Seismic performance assessment of metal-friction hybrid damper linked steel frame considering extremely rare earthquakes

In this paper, a new metal-friction hybrid damper linked steel frame (HDSF) system is proposed for seismic resilient application considering extremely rare earthquakes (EREs), through developing a metal-friction hybrid damper (MFHD) as the primary fuse. The configuration and working mechanism of the HDSF is detailed. The two-level yielding and failure self-protection behaviors of the MFHD are investigated by cyclic loading tests, and a theoretical hysteretic model is derived to simulate its cyclic behavior.
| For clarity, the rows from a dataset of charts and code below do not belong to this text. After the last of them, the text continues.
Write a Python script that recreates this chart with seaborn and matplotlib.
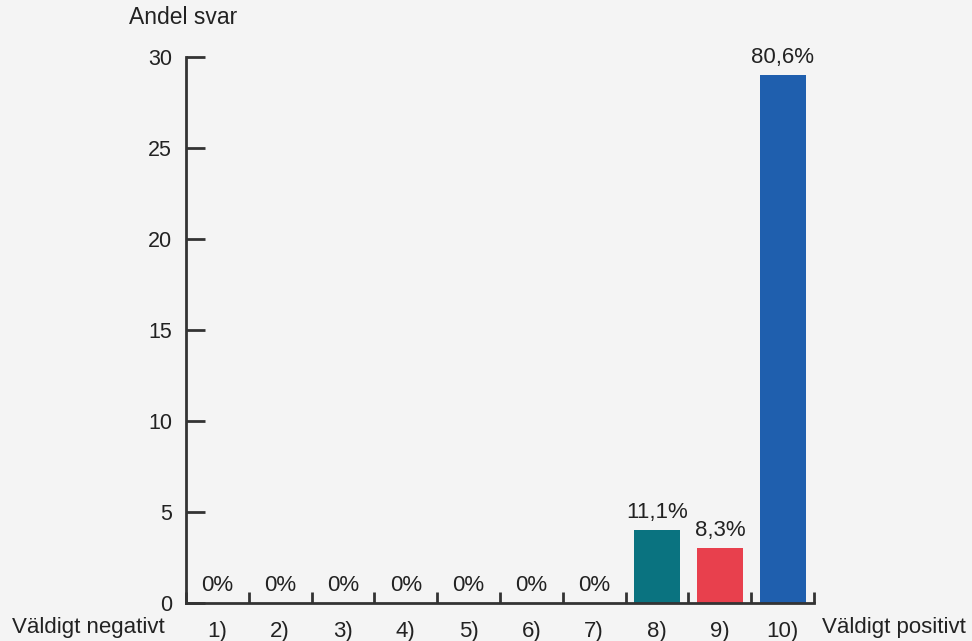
import numpy as np
import matplotlib
matplotlib.use("Agg")
import matplotlib.pyplot as plt
import seaborn as sns

# data
categories = ["1)", "2)", "3)", "4)", "5)", "6)", "7)", "8)", "9)", "10)"]
answers = [0, 0, 0, 0, 0, 0, 0, 4, 3, 29]
pct_labels = ["0%", "0%", "0%", "0%", "0%", "0%", "0%", "11,1%", "8,3%", "80,6%"]
bar_colors = ["#0a7380"] * 7 + ["#0a7380", "#e8404d", "#1f5fae"]

bg = "#f4f4f4"
ink = "#222222"

sns.set_theme(style="white")
plt.rcParams['font.family'] = ['Liberation Sans', 'DejaVu Sans']

fig = plt.figure(figsize=(9.72, 6.41), dpi=100, facecolor=bg)
ax = fig.add_axes([0.1914, 0.0593, 0.6461, 0.8517], facecolor=bg)

sns.barplot(x=categories, y=answers, hue=categories, palette=bar_colors,
            legend=False, width=0.73, saturation=1, linewidth=0, ax=ax)

for cont, lab in zip(ax.containers, pct_labels):
    ax.bar_label(cont, labels=[lab], padding=5, fontsize=16, color=ink)

ax.set_xlim(-0.5, 9.5)
ax.set_ylim(0, 30)
ax.set_yticks([0, 5, 10, 15, 20, 25, 30])
ax.set_xlabel("")
ax.set_ylabel("")

# spines
sns.despine(ax=ax, top=True, right=True)
for s in ["left", "bottom"]:
    ax.spines[s].set_color("#333333")
    ax.spines[s].set_linewidth(2)

# y ticks pointing inward
ax.tick_params(axis="y", direction="in", length=14, width=2, color="#333333",
               labelsize=15.5, labelcolor=ink, pad=10, left=True)
# x: labels at centres, small tick marks at category boundaries
ax.tick_params(axis="x", which="major", length=0, labelsize=16, labelcolor=ink, pad=13)
ax.set_xticks(np.arange(-0.5, 10, 1), minor=True)
ax.tick_params(axis="x", which="minor", direction="in", length=8, width=2,
               color="#333333", bottom=True)

fig.text(0.1327, 0.972, "Andel svar", fontsize=16.5, color=ink, va="center", ha="left")
fig.text(0.170, 0.0215, "Väldigt negativt", fontsize=16, color=ink, va="center", ha="right")
fig.text(0.8457, 0.0215, "Väldigt positivt", fontsize=16, color=ink, va="center", ha="left")

fig.savefig("out.png", dpi=100, facecolor=bg)
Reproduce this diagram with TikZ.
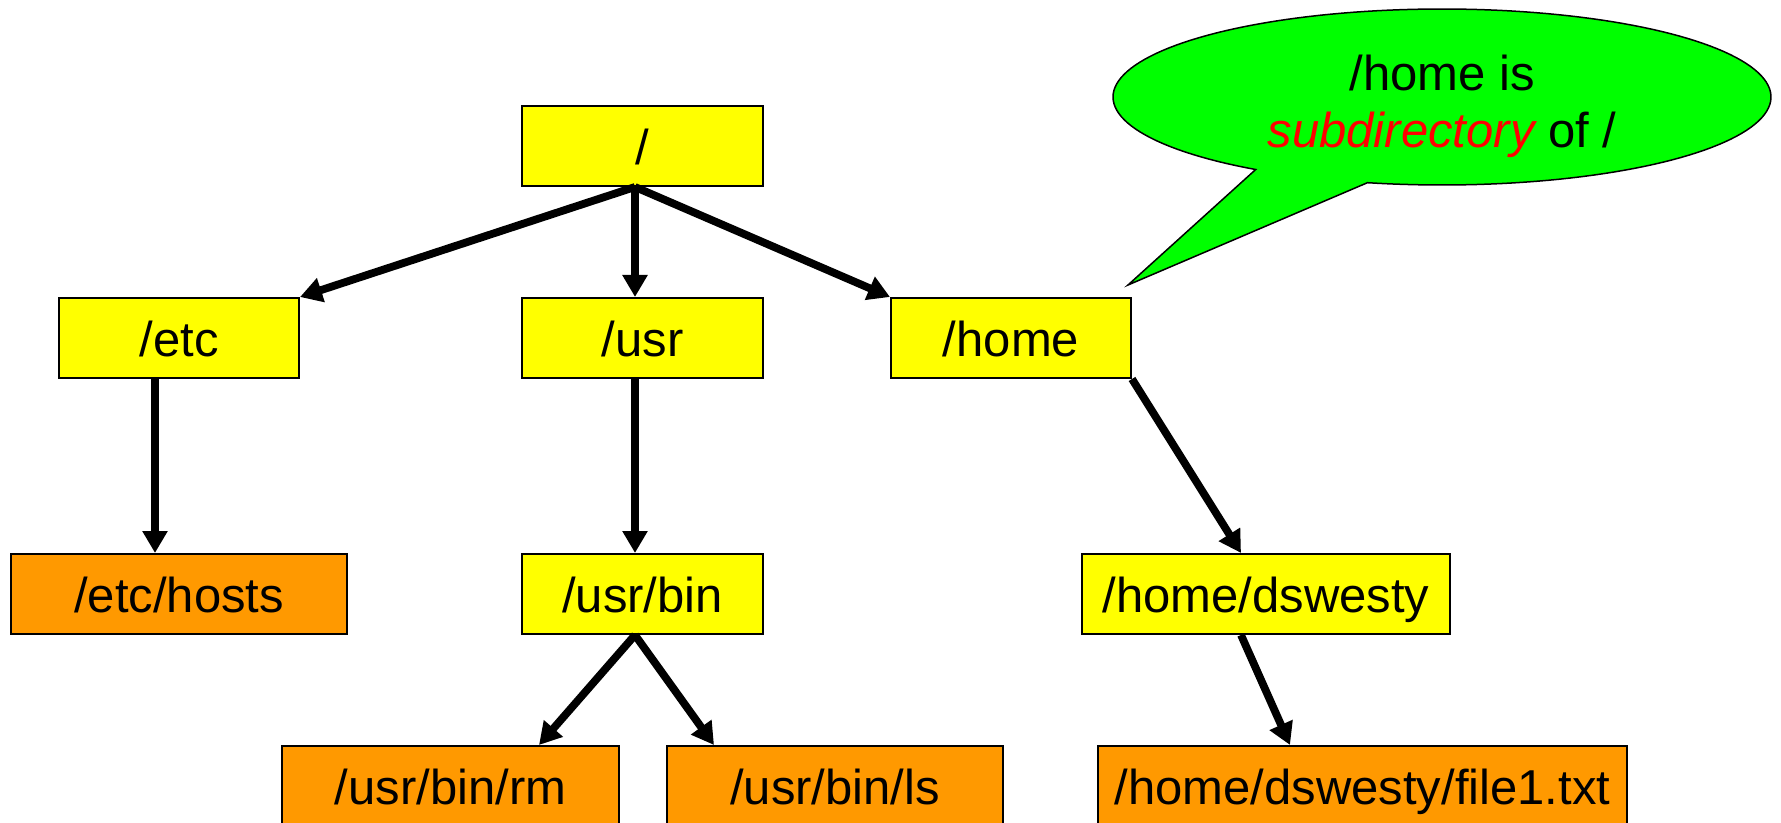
\documentclass[tikz,border=0pt]{standalone}
\usepackage{fontspec}
\setmainfont{Liberation Sans}
\usetikzlibrary{arrows.meta,calc}
\definecolor{diryellow}{HTML}{FFFF00}
\definecolor{fileorange}{HTML}{FF9900}
\definecolor{calloutgreen}{HTML}{00FF00}
\definecolor{emphred}{HTML}{FF0000}

\begin{document}
\begin{tikzpicture}[x=0.5pt,y=-0.5pt,
  labelfont/.style={font=\fontsize{24.5}{29}\selectfont},
  box/.style={draw=black, line width=1pt, inner sep=0pt, minimum height=40pt,
    text height=18.5pt, text depth=0pt, labelfont},
  dirbox/.style={box, fill=diryellow},
  filebox/.style={box, fill=fileorange},
  link/.style={line width=3.9pt, -{Triangle[length=11pt,width=12pt]}},
]
\clip (0,0) rectangle (1781,823);

% directory tree
\node[dirbox, minimum width=120.5pt] (root) at (642.5,146) {/};
\node[dirbox, minimum width=120pt] (etc) at (179,338) {/etc};
\node[dirbox, minimum width=120.5pt] (usr) at (642.5,338) {/usr};
\node[dirbox, minimum width=120pt] (home) at (1011,338) {/home};
\node[filebox, minimum width=168pt] (hosts) at (179,594) {/etc/hosts};
\node[dirbox, minimum width=120.5pt] (usrbin) at (642.5,594) {/usr/bin};
\node[dirbox, minimum width=184pt] (dswesty) at (1266,594) {/home/dswesty};
\node[filebox, minimum width=168.5pt] (rm) at (450.5,786) {/usr/bin/rm};
\node[filebox, minimum width=168pt] (ls) at (835,786) {/usr/bin/ls};
\node[filebox, minimum width=264.5pt] (file1) at (1362.5,786) {/home/dswesty/file1.txt};

% connectors
\coordinate (rootout) at ($(root.south)+(-7.5,0)$);
\draw[link] (rootout) -- (etc.north east);
\draw[link] (rootout) -- ($(usr.north)+(-7.5,0)$);
\draw[link] (rootout) -- (home.north west);
\draw[link] ($(etc.south)+(-24,0)$) -- ($(hosts.north)+(-24,0)$);
\draw[link] ($(usr.south)+(-7.5,0)$) -- ($(usrbin.north)+(-7.5,0)$);
\draw[link] (home.south east) -- ($(dswesty.north)+(-25,0)$);
\coordinate (binout) at ($(usrbin.south)+(-7.5,0)$);
\draw[link] (binout) -- ($(rm.north)+(88.5,0)$);
\draw[link] (binout) -- ($(ls.north)+(-121,0)$);
\draw[link] ($(dswesty.south)+(-25,0)$) -- ($(file1.north)+(-72.5,0)$);

% speech balloon
\coordinate (tip) at (1128,285);
\filldraw[fill=calloutgreen, draw=black, line width=0.75pt]
  plot[domain=124.5:463.1, samples=160, variable=\t] ({1442+329*cos(\t)},{97+88*sin(\t)})
  -- (tip) -- cycle;
\node[anchor=base, labelfont, inner sep=0pt] (noteA) at (1442,91) {/home is};
\node[anchor=base, labelfont, inner sep=0pt] (noteB) at (1442,148) {\textcolor{emphred}{\itshape subdirectory} of /};
\end{tikzpicture}
\end{document}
Subsequently, a seismic resilient design procedure that can simultaneously capture the performance objective of service level earthquakes, design-based earthquakes, maximum considered earthquakes and EREs is presented and employed to design a 9story HDSF. To examine the seismic performance and resilience of the designed HDSF, a reliable numerical model is built for performing nonlinear dynamic analysis under the four seismic levels. The results show that the developed MFHD has stable hysteretic loops and its friction force is recommended as 1.2 times of the metallic damper's yielding strength to ensure desirable hysteretic performance and failure self-protection. The design targets for roof drift ratio, base shear and inter-story drift ratio of the designed HDSF are achieved, whilst the anticipated performance objectives and predefined yielding mechanism under the four seismic levels are successfully accomplished. Moreover, the small residual inter-story drift ratio responses of the designed HDSF further demonstrate the effectiveness of the proposed HDSF system as a seismic resilient structural system against EREs.